» **DATA EXCERPT**:
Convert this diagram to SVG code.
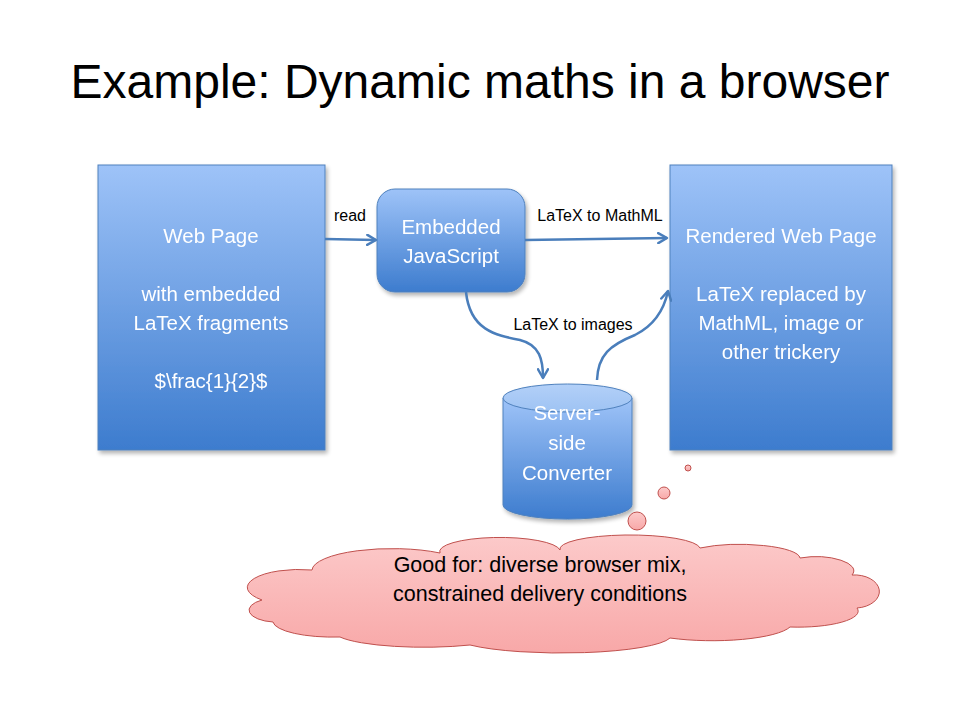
<svg xmlns="http://www.w3.org/2000/svg" width="960" height="720" viewBox="0 0 960 720">
<style>
.t{font-family:"Liberation Sans",Arial,sans-serif;fill:#fff;font-size:20.5px;text-anchor:middle}
.lbl{font-family:"Liberation Sans",Arial,sans-serif;fill:#000;font-size:16px;text-anchor:middle}
.nt{font-family:"Liberation Sans",Arial,sans-serif;fill:#000;font-size:21.5px;text-anchor:middle}
.box{fill:url(#blue);stroke:#4f81bd;stroke-width:1}
.conn{fill:none;stroke:#4a7ebb;stroke-width:2.5;marker-end:url(#arr)}
.bub{fill:url(#pink);stroke:#c0504d;stroke-width:1}
</style>
<defs>
<linearGradient id="blue" x1="0" y1="0" x2="0" y2="1">
<stop offset="0" stop-color="#9ec3f8"/>
<stop offset="1" stop-color="#3d7cce"/>
</linearGradient>
<linearGradient id="pink" x1="0" y1="0" x2="0" y2="1">
<stop offset="0" stop-color="#fccaca"/>
<stop offset="1" stop-color="#f8a8a8"/>
</linearGradient>
<linearGradient id="cyltop" x1="0" y1="0" x2="0" y2="1">
<stop offset="0" stop-color="#b3d0f8"/>
<stop offset="1" stop-color="#9ec3f3"/>
</linearGradient>
<filter id="sh" x="-10%" y="-10%" width="130%" height="130%">
<feGaussianBlur in="SourceAlpha" stdDeviation="2"/>
<feOffset dx="2" dy="3"/>
<feComponentTransfer><feFuncA type="linear" slope="0.3"/></feComponentTransfer>
<feMerge><feMergeNode/><feMergeNode in="SourceGraphic"/></feMerge>
</filter>
<marker id="arr" viewBox="0 0 10 10" refX="8" refY="5" markerWidth="5" markerHeight="5" orient="auto" markerUnits="strokeWidth">
<path d="M1,1 L8,5 L1,9" fill="none" stroke="#4a7ebb" stroke-width="2" stroke-linecap="round" stroke-linejoin="round"/>
</marker>
</defs>
<rect width="960" height="720" fill="#fff"/>
<text x="480" y="98" font-family="Liberation Sans,Arial,sans-serif" font-size="48" fill="#000" text-anchor="middle">Example: Dynamic maths in a browser</text>

<g id="webpage" filter="url(#sh)">
<rect class="box" x="98" y="165" width="227" height="285"/>
<text class="t" x="211" y="243">Web Page</text>
<text class="t" x="211" y="301">with embedded</text>
<text class="t" x="211" y="330">LaTeX fragments</text>
<text class="t" x="211" y="388">$\frac{1}{2}$</text>
</g>

<g id="js" filter="url(#sh)">
<rect class="box" x="377" y="189" width="148" height="103" rx="18"/>
<text class="t" x="451" y="234">Embedded</text>
<text class="t" x="451" y="263">JavaScript</text>
</g>

<g id="rendered" filter="url(#sh)">
<rect class="box" x="670" y="165" width="222" height="285"/>
<text class="t" x="781" y="243">Rendered Web Page</text>
<text class="t" x="781" y="301">LaTeX replaced by</text>
<text class="t" x="781" y="330">MathML, image or</text>
<text class="t" x="781" y="359">other trickery</text>
</g>

<g id="converter" filter="url(#sh)">
<path class="box" d="M503,398 L503,505 A64,14 0 0 0 632,505 L632,398 Z"/>
<ellipse cx="567.5" cy="398" rx="64.5" ry="14" fill="url(#cyltop)" stroke="#4f81bd" stroke-width="1"/>
<text class="t" x="567" y="420">Server-</text>
<text class="t" x="567" y="450">side</text>
<text class="t" x="567" y="480">Converter</text>
</g>

<g id="connectors">
<path class="conn" d="M325,239 L376,240"/>
<path class="conn" d="M525,240 L667,238"/>
<path class="conn" d="M466,292 C470,330 495,335 520,340 C540,345 543,360 543,378"/>
<path class="conn" d="M597,380 C598,355 610,345 635,335 C655,325 664,310 668,291"/>
<text class="lbl" x="350" y="221">read</text>
<text class="lbl" x="600" y="221">LaTeX to MathML</text>
<text class="lbl" x="573" y="330">LaTeX to images</text>
</g>

<g id="note">
<circle class="bub" cx="688" cy="468" r="3"/>
<circle class="bub" cx="664" cy="493" r="6"/>
<circle class="bub" cx="637" cy="521" r="9"/>
<path class="bub" d="M262,600 A52,18 0 0 1 312,570 A80,22 0 0 1 440,553 A60,14 0 0 1 560,550 A70,14 0 0 1 700,548 A60,14 0 0 1 800,558 A38,14 0 0 1 852,575 A24,16 0 0 1 857,608 A60,16 0 0 1 790,627 A80,18 0 0 1 670,638 A110,18 0 0 1 470,645 A90,16 0 0 1 340,637 A60,16 0 0 1 273,622 A28,12 0 0 1 262,600 Z"/>
<text class="nt" x="540" y="572">Good for: diverse browser mix,</text>
<text class="nt" x="540" y="601">constrained delivery conditions</text>
</g>
</svg>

» **DIRECTIVE**: Leave out the pictures and output the rest of the material exactly as written.

» **RESULT FOR THIS TASK**:
Convert this diagram to SVG code.
<svg xmlns="http://www.w3.org/2000/svg" width="960" height="720" viewBox="0 0 960 720">
<style>
.t{font-family:"Liberation Sans",Arial,sans-serif;fill:#fff;font-size:20.5px;text-anchor:middle}
.lbl{font-family:"Liberation Sans",Arial,sans-serif;fill:#000;font-size:16px;text-anchor:middle}
.nt{font-family:"Liberation Sans",Arial,sans-serif;fill:#000;font-size:21.5px;text-anchor:middle}
.box{fill:url(#blue);stroke:#4f81bd;stroke-width:1}
.conn{fill:none;stroke:#4a7ebb;stroke-width:2.5;marker-end:url(#arr)}
.bub{fill:url(#pink);stroke:#c0504d;stroke-width:1}
</style>
<defs>
<linearGradient id="blue" x1="0" y1="0" x2="0" y2="1">
<stop offset="0" stop-color="#9ec3f8"/>
<stop offset="1" stop-color="#3d7cce"/>
</linearGradient>
<linearGradient id="pink" x1="0" y1="0" x2="0" y2="1">
<stop offset="0" stop-color="#fccaca"/>
<stop offset="1" stop-color="#f8a8a8"/>
</linearGradient>
<linearGradient id="cyltop" x1="0" y1="0" x2="0" y2="1">
<stop offset="0" stop-color="#b3d0f8"/>
<stop offset="1" stop-color="#9ec3f3"/>
</linearGradient>
<filter id="sh" x="-10%" y="-10%" width="130%" height="130%">
<feGaussianBlur in="SourceAlpha" stdDeviation="2"/>
<feOffset dx="2" dy="3"/>
<feComponentTransfer><feFuncA type="linear" slope="0.3"/></feComponentTransfer>
<feMerge><feMergeNode/><feMergeNode in="SourceGraphic"/></feMerge>
</filter>
<marker id="arr" viewBox="0 0 10 10" refX="8" refY="5" markerWidth="5" markerHeight="5" orient="auto" markerUnits="strokeWidth">
<path d="M1,1 L8,5 L1,9" fill="none" stroke="#4a7ebb" stroke-width="2" stroke-linecap="round" stroke-linejoin="round"/>
</marker>
</defs>
<rect width="960" height="720" fill="#fff"/>
<text x="480" y="98" font-family="Liberation Sans,Arial,sans-serif" font-size="48" fill="#000" text-anchor="middle">Example: Dynamic maths in a browser</text>

<g id="webpage" filter="url(#sh)">
<rect class="box" x="98" y="165" width="227" height="285"/>
<text class="t" x="211" y="243">Web Page</text>
<text class="t" x="211" y="301">with embedded</text>
<text class="t" x="211" y="330">LaTeX fragments</text>
<text class="t" x="211" y="388">$\frac{1}{2}$</text>
</g>

<g id="js" filter="url(#sh)">
<rect class="box" x="377" y="189" width="148" height="103" rx="18"/>
<text class="t" x="451" y="234">Embedded</text>
<text class="t" x="451" y="263">JavaScript</text>
</g>

<g id="rendered" filter="url(#sh)">
<rect class="box" x="670" y="165" width="222" height="285"/>
<text class="t" x="781" y="243">Rendered Web Page</text>
<text class="t" x="781" y="301">LaTeX replaced by</text>
<text class="t" x="781" y="330">MathML, image or</text>
<text class="t" x="781" y="359">other trickery</text>
</g>

<g id="converter" filter="url(#sh)">
<path class="box" d="M503,398 L503,505 A64,14 0 0 0 632,505 L632,398 Z"/>
<ellipse cx="567.5" cy="398" rx="64.5" ry="14" fill="url(#cyltop)" stroke="#4f81bd" stroke-width="1"/>
<text class="t" x="567" y="420">Server-</text>
<text class="t" x="567" y="450">side</text>
<text class="t" x="567" y="480">Converter</text>
</g>

<g id="connectors">
<path class="conn" d="M325,239 L376,240"/>
<path class="conn" d="M525,240 L667,238"/>
<path class="conn" d="M466,292 C470,330 495,335 520,340 C540,345 543,360 543,378"/>
<path class="conn" d="M597,380 C598,355 610,345 635,335 C655,325 664,310 668,291"/>
<text class="lbl" x="350" y="221">read</text>
<text class="lbl" x="600" y="221">LaTeX to MathML</text>
<text class="lbl" x="573" y="330">LaTeX to images</text>
</g>

<g id="note">
<circle class="bub" cx="688" cy="468" r="3"/>
<circle class="bub" cx="664" cy="493" r="6"/>
<circle class="bub" cx="637" cy="521" r="9"/>
<path class="bub" d="M262,600 A52,18 0 0 1 312,570 A80,22 0 0 1 440,553 A60,14 0 0 1 560,550 A70,14 0 0 1 700,548 A60,14 0 0 1 800,558 A38,14 0 0 1 852,575 A24,16 0 0 1 857,608 A60,16 0 0 1 790,627 A80,18 0 0 1 670,638 A110,18 0 0 1 470,645 A90,16 0 0 1 340,637 A60,16 0 0 1 273,622 A28,12 0 0 1 262,600 Z"/>
<text class="nt" x="540" y="572">Good for: diverse browser mix,</text>
<text class="nt" x="540" y="601">constrained delivery conditions</text>
</g>
</svg>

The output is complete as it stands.